▶ [Brief]
Leave out the pictures and reproduce all of the data exactly.

[start]

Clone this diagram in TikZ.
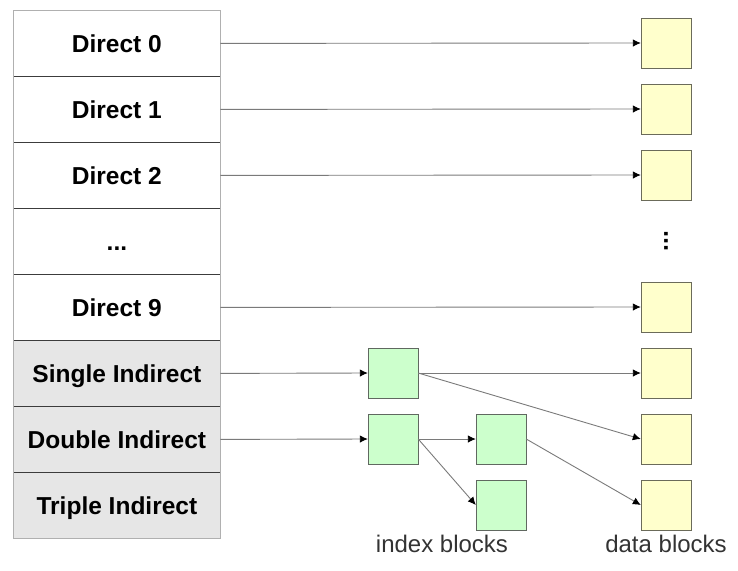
\documentclass[tikz,border=0pt]{standalone}
\usepackage{fontspec}
\setmainfont{Liberation Sans}
\usetikzlibrary{matrix,arrows.meta}

\definecolor{rowgray}{HTML}{E6E6E6}
\definecolor{divline}{HTML}{3C3C3C}
\definecolor{outline}{HTML}{B0B0B0}
\definecolor{datafill}{HTML}{FFFFCC}
\definecolor{dataline}{HTML}{6B6B5A}
\definecolor{idxfill}{HTML}{CCFFCC}
\definecolor{idxline}{HTML}{606860}
\definecolor{ptrline}{HTML}{7A7A7A}
\definecolor{lbltext}{HTML}{333333}

\begin{document}
\begin{tikzpicture}[x=1pt,y=-1pt,
  slot/.style={draw=divline, minimum width=207pt, minimum height=66pt, inner sep=0pt, outer sep=0pt,
    font=\fontsize{24.5}{26}\selectfont\bfseries, text height=17.5pt, text depth=0pt},
  indir/.style={fill=rowgray},
  datablk/.style={draw=dataline, fill=datafill, minimum size=50pt, inner sep=0pt},
  idxblk/.style={draw=idxline, fill=idxfill, minimum size=50pt, inner sep=0pt},
  lbl/.style={text=lbltext, font=\fontsize{24}{26}\selectfont, anchor=base, inner sep=0pt},
  ptr/.style={draw=ptrline, line width=0.9pt, -{Latex[length=8pt,width=7.5pt,black]}}]

  \useasboundingbox (0,0) rectangle (738,570);

  \matrix (m) [matrix of nodes, anchor=north west, row sep=-0.4pt, inner sep=0pt, nodes={slot}] at (13,10)
  {
    Direct 0 \\
    Direct 1 \\
    Direct 2 \\
    ... \\
    Direct 9 \\
    |[indir]| Single Indirect \\
    |[indir]| Double Indirect \\
    |[indir]| Triple Indirect \\
  };
  \draw[outline, line width=1pt] (m.north west) rectangle (m.south east);

  % data blocks
  \node[datablk] (b0) at (666,43) {};
  \node[datablk] (b1) at (666,109) {};
  \node[datablk] (b2) at (666,175) {};
  \node[rotate=90, inner sep=0pt, font=\fontsize{24.5}{26}\selectfont\bfseries] (bdots) at (666,241) {...};
  \node[datablk] (b9) at (666,307) {};
  \node[datablk] (bs) at (666,373) {};
  \node[datablk] (bd) at (666,439) {};
  \node[datablk] (bt) at (666,505) {};

  % index blocks
  \node[idxblk] (i1) at (393,373) {};
  \node[idxblk] (i2) at (393,439) {};
  \node[idxblk] (i3) at (501,439) {};
  \node[idxblk] (i4) at (501,505) {};

  \node[lbl] (idxlbl) at (442,552) {index blocks};
  \node[lbl] (datalbl) at (666,552) {data blocks};

  \draw[ptr] (m-1-1.east) -- (b0.west);
  \draw[ptr] (m-2-1.east) -- (b1.west);
  \draw[ptr] (m-3-1.east) -- (b2.west);
  \draw[ptr] (m-5-1.east) -- (b9.west);
  \draw[ptr] (m-6-1.east) -- (i1.west);
  \draw[ptr] (i1.east) -- (bs.west);
  \draw[ptr] (i1.east) -- (bd.west);
  \draw[ptr] (m-7-1.east) -- (i2.west);
  \draw[ptr] (i2.east) -- (i3.west);
  \draw[ptr] (i2.east) -- (i4.west);
  \draw[ptr] (i3.east) -- (bt.west);
\end{tikzpicture}
\end{document}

[end]

▶ [Response for this exercise]
Clone this diagram in TikZ.
\documentclass[tikz,border=0pt]{standalone}
\usepackage{fontspec}
\setmainfont{Liberation Sans}
\usetikzlibrary{matrix,arrows.meta}

\definecolor{rowgray}{HTML}{E6E6E6}
\definecolor{divline}{HTML}{3C3C3C}
\definecolor{outline}{HTML}{B0B0B0}
\definecolor{datafill}{HTML}{FFFFCC}
\definecolor{dataline}{HTML}{6B6B5A}
\definecolor{idxfill}{HTML}{CCFFCC}
\definecolor{idxline}{HTML}{606860}
\definecolor{ptrline}{HTML}{7A7A7A}
\definecolor{lbltext}{HTML}{333333}

\begin{document}
\begin{tikzpicture}[x=1pt,y=-1pt,
  slot/.style={draw=divline, minimum width=207pt, minimum height=66pt, inner sep=0pt, outer sep=0pt,
    font=\fontsize{24.5}{26}\selectfont\bfseries, text height=17.5pt, text depth=0pt},
  indir/.style={fill=rowgray},
  datablk/.style={draw=dataline, fill=datafill, minimum size=50pt, inner sep=0pt},
  idxblk/.style={draw=idxline, fill=idxfill, minimum size=50pt, inner sep=0pt},
  lbl/.style={text=lbltext, font=\fontsize{24}{26}\selectfont, anchor=base, inner sep=0pt},
  ptr/.style={draw=ptrline, line width=0.9pt, -{Latex[length=8pt,width=7.5pt,black]}}]

  \useasboundingbox (0,0) rectangle (738,570);

  \matrix (m) [matrix of nodes, anchor=north west, row sep=-0.4pt, inner sep=0pt, nodes={slot}] at (13,10)
  {
    Direct 0 \\
    Direct 1 \\
    Direct 2 \\
    ... \\
    Direct 9 \\
    |[indir]| Single Indirect \\
    |[indir]| Double Indirect \\
    |[indir]| Triple Indirect \\
  };
  \draw[outline, line width=1pt] (m.north west) rectangle (m.south east);

  % data blocks
  \node[datablk] (b0) at (666,43) {};
  \node[datablk] (b1) at (666,109) {};
  \node[datablk] (b2) at (666,175) {};
  \node[rotate=90, inner sep=0pt, font=\fontsize{24.5}{26}\selectfont\bfseries] (bdots) at (666,241) {...};
  \node[datablk] (b9) at (666,307) {};
  \node[datablk] (bs) at (666,373) {};
  \node[datablk] (bd) at (666,439) {};
  \node[datablk] (bt) at (666,505) {};

  % index blocks
  \node[idxblk] (i1) at (393,373) {};
  \node[idxblk] (i2) at (393,439) {};
  \node[idxblk] (i3) at (501,439) {};
  \node[idxblk] (i4) at (501,505) {};

  \node[lbl] (idxlbl) at (442,552) {index blocks};
  \node[lbl] (datalbl) at (666,552) {data blocks};

  \draw[ptr] (m-1-1.east) -- (b0.west);
  \draw[ptr] (m-2-1.east) -- (b1.west);
  \draw[ptr] (m-3-1.east) -- (b2.west);
  \draw[ptr] (m-5-1.east) -- (b9.west);
  \draw[ptr] (m-6-1.east) -- (i1.west);
  \draw[ptr] (i1.east) -- (bs.west);
  \draw[ptr] (i1.east) -- (bd.west);
  \draw[ptr] (m-7-1.east) -- (i2.west);
  \draw[ptr] (i2.east) -- (i3.west);
  \draw[ptr] (i2.east) -- (i4.west);
  \draw[ptr] (i3.east) -- (bt.west);
\end{tikzpicture}
\end{document}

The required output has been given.